The method according to claim 13, characterized in that the copper stabilized multifilamentary Nb-Ti alloy superconducting wire has a construction in which a number of Nb-Ti alloy filaments of 30 µm or smaller in thickness are embedded.
A manufacturing method of copper stabilized multifilamentary Nb-Ti alloy superconducting wire comprising,
a process to fabricate superconducting monofilament wire (12) having a hexagonal cross section and comprising Nb-Ti alloy filament in the copper matrix;
a process to assemble a multifilament billet by packing a number of the superconducting monofilament wires (12) in a copper tube (11) arranged a copper core (15) at the center, thus forming a superconducting monofilament wires packed layer (13), arranging one or more layers of copper wires (14) between the superconducting monofilament wires packed layer (13) and the inner surface of the copper tube (11) and between the packed layer (13) and the copper core (15), respectively (however, in case of one layer, each copper wire (14) must have a hexagonal cross section, and in case of two or more layers, at least each copper wire (14) of the first layer in contact with the packed layer (13) must have a hexagonal cross section); and
a process to closed-pack the multifilament billet, and then extrude and draw the billet.
The method according to claim 17, characterized in that each copper wire (14) having a hexagonal cross section is an opposite side distance 0.9 - 1 times that of the superconducting monofilament wire (12) having a hexagonal cross section.

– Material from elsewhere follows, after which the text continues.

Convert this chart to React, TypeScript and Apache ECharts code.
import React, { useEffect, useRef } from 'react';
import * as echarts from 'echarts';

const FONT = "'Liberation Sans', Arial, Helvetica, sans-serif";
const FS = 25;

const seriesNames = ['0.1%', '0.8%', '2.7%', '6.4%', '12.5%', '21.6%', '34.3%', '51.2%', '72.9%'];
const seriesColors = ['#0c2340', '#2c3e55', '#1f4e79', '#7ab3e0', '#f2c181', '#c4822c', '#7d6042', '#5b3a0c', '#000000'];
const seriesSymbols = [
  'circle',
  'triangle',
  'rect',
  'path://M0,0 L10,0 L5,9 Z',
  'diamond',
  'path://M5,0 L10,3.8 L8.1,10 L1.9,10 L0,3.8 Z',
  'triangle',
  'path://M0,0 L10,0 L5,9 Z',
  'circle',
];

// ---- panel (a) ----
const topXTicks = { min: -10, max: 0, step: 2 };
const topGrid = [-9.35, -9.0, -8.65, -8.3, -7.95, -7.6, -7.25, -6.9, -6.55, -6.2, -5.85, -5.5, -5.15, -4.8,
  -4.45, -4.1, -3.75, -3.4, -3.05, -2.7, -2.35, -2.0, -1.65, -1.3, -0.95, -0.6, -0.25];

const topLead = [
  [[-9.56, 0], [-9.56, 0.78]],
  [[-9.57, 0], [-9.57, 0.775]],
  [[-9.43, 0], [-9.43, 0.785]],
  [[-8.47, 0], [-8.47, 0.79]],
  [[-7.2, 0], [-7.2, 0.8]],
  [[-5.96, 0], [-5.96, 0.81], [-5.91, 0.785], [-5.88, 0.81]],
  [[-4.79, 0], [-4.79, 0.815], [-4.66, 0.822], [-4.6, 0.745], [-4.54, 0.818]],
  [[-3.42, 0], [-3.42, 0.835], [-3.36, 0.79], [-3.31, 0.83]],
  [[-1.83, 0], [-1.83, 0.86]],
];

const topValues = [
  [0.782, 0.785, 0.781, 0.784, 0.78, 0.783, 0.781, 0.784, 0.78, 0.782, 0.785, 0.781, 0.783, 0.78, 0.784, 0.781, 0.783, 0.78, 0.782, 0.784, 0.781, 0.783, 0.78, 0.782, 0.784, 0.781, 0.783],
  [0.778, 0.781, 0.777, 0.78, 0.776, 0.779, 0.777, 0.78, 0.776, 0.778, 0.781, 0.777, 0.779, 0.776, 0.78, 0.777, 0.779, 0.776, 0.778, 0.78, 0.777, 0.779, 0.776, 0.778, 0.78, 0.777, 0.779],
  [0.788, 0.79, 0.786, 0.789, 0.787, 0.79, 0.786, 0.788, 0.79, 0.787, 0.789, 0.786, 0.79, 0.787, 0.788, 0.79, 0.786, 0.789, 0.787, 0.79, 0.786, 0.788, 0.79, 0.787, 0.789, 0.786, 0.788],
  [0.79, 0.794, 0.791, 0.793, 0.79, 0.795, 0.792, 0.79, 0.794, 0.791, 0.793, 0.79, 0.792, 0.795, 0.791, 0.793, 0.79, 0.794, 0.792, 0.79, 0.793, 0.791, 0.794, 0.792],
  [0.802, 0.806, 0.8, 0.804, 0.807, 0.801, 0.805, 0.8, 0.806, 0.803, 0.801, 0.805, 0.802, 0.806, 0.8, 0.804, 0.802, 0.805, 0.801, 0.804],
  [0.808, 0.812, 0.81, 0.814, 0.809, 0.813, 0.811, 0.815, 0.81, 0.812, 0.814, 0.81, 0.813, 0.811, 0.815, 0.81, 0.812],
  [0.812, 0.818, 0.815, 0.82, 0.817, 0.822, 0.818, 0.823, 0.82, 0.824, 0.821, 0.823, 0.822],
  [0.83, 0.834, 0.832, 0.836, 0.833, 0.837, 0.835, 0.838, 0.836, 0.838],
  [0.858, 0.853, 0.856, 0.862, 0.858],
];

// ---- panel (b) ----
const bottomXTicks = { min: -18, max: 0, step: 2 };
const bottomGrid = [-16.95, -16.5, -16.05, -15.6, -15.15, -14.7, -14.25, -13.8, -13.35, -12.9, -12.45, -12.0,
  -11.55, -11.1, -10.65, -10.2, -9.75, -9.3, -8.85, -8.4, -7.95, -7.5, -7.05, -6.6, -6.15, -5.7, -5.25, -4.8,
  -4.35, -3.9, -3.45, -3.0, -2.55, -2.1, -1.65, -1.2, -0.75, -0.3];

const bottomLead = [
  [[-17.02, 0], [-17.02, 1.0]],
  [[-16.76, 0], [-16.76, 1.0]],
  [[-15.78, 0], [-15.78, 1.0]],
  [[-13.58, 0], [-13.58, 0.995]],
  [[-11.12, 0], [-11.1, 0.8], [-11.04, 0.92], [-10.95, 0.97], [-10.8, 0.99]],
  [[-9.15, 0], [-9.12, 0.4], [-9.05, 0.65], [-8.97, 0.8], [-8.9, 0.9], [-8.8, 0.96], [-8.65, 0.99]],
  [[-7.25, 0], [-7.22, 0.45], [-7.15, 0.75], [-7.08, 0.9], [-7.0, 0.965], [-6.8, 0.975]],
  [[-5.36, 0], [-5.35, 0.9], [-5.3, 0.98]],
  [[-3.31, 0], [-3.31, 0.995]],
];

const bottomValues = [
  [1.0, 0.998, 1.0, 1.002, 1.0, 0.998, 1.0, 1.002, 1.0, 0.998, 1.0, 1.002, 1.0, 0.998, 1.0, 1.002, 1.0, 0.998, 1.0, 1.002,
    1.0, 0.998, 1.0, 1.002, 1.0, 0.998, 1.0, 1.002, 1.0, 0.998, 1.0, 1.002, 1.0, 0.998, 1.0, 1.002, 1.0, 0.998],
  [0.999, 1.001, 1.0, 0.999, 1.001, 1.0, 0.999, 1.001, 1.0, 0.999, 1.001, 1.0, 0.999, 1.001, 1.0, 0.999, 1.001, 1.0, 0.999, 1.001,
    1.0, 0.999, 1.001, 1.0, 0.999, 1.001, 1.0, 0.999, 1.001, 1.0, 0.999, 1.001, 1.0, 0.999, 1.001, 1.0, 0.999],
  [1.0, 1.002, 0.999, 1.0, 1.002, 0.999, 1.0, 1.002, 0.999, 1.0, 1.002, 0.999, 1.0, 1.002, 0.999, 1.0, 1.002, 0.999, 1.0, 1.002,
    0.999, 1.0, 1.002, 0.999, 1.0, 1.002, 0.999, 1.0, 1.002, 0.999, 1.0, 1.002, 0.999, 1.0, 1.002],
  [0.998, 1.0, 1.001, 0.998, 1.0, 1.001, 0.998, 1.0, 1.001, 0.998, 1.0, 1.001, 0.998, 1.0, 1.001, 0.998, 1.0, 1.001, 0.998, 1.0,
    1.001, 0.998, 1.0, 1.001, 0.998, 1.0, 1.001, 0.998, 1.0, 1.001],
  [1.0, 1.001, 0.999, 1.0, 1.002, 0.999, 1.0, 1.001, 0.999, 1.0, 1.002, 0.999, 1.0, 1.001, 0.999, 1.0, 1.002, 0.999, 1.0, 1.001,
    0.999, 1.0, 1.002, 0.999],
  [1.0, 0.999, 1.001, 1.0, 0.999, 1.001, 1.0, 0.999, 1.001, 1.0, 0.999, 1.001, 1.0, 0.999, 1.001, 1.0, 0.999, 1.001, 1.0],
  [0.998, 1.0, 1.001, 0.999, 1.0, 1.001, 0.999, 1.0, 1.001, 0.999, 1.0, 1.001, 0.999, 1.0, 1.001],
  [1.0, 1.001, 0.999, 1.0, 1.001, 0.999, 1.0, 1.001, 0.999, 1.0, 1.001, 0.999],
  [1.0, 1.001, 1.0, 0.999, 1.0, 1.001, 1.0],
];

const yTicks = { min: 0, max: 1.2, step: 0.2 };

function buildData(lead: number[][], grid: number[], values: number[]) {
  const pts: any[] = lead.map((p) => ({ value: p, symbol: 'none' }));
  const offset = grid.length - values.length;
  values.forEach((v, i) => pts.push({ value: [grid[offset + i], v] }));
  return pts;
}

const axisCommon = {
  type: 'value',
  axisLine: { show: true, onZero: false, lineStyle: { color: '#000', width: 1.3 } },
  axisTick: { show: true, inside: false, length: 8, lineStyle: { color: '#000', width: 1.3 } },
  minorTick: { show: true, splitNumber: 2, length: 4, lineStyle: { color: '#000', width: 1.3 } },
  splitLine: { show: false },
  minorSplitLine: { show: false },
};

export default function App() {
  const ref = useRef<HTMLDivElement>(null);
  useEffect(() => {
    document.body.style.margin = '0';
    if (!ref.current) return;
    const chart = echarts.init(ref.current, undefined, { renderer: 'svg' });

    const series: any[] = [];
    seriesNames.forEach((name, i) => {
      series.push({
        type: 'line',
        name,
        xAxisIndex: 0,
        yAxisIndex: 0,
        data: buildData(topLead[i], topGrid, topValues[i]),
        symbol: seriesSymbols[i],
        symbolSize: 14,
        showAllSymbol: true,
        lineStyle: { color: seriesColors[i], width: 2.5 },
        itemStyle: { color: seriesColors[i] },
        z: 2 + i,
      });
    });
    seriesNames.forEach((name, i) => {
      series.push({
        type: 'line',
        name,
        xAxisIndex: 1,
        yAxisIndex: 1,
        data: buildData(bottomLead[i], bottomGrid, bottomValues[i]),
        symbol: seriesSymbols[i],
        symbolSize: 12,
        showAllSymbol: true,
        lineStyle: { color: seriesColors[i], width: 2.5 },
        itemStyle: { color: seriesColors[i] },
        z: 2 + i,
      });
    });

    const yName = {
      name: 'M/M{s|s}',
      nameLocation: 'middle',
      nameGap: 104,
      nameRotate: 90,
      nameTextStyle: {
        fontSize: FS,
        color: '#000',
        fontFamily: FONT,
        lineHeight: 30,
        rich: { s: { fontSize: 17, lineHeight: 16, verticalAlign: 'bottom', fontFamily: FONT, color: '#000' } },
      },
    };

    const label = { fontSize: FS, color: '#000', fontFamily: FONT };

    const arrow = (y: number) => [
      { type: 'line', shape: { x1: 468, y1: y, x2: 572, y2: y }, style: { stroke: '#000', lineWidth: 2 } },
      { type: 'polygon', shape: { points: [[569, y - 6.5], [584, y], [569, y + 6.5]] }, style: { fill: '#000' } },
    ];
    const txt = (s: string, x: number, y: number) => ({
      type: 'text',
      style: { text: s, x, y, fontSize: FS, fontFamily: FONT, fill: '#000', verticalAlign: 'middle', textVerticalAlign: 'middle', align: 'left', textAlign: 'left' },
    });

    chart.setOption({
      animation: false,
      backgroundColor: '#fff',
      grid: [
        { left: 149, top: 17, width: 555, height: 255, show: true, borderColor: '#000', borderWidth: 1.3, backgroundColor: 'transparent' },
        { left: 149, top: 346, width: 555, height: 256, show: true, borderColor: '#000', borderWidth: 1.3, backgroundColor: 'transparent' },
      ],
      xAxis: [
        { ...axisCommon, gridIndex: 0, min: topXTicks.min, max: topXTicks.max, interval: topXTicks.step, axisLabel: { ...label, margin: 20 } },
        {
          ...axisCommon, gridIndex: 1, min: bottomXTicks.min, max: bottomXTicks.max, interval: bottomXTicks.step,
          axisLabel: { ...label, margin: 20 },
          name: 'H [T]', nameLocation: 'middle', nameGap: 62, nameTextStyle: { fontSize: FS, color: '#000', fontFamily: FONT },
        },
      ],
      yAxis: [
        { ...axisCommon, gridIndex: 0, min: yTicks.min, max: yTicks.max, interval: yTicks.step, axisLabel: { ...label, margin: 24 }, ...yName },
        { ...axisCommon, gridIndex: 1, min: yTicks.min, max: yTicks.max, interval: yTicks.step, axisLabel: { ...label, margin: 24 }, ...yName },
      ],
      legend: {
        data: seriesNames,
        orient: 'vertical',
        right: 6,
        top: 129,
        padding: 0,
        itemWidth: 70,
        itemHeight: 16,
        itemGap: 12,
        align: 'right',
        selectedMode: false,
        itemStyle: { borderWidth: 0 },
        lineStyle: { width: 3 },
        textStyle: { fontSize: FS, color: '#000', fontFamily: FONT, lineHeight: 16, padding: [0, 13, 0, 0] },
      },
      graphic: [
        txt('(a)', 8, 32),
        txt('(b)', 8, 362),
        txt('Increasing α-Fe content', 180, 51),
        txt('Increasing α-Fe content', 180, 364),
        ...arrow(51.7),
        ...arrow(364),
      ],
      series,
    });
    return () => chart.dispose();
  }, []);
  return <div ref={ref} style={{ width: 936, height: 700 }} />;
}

The method according to claim 17, characterized in that the copper wires (14) are arranged in one to three layers between the superconducting monofilament wires packed layer (13) and the inner surface of the copper tube (11) and between the packed layer (19) and the copper core (15), respectively.
The method according to claim 17, characterized in that the copper stabilized multifilamentary Nb-Ti alloy superconducting wire has a construction in which a number of Nb-Ti alloy filaments of 30 µm or smaller in thickness are embedded.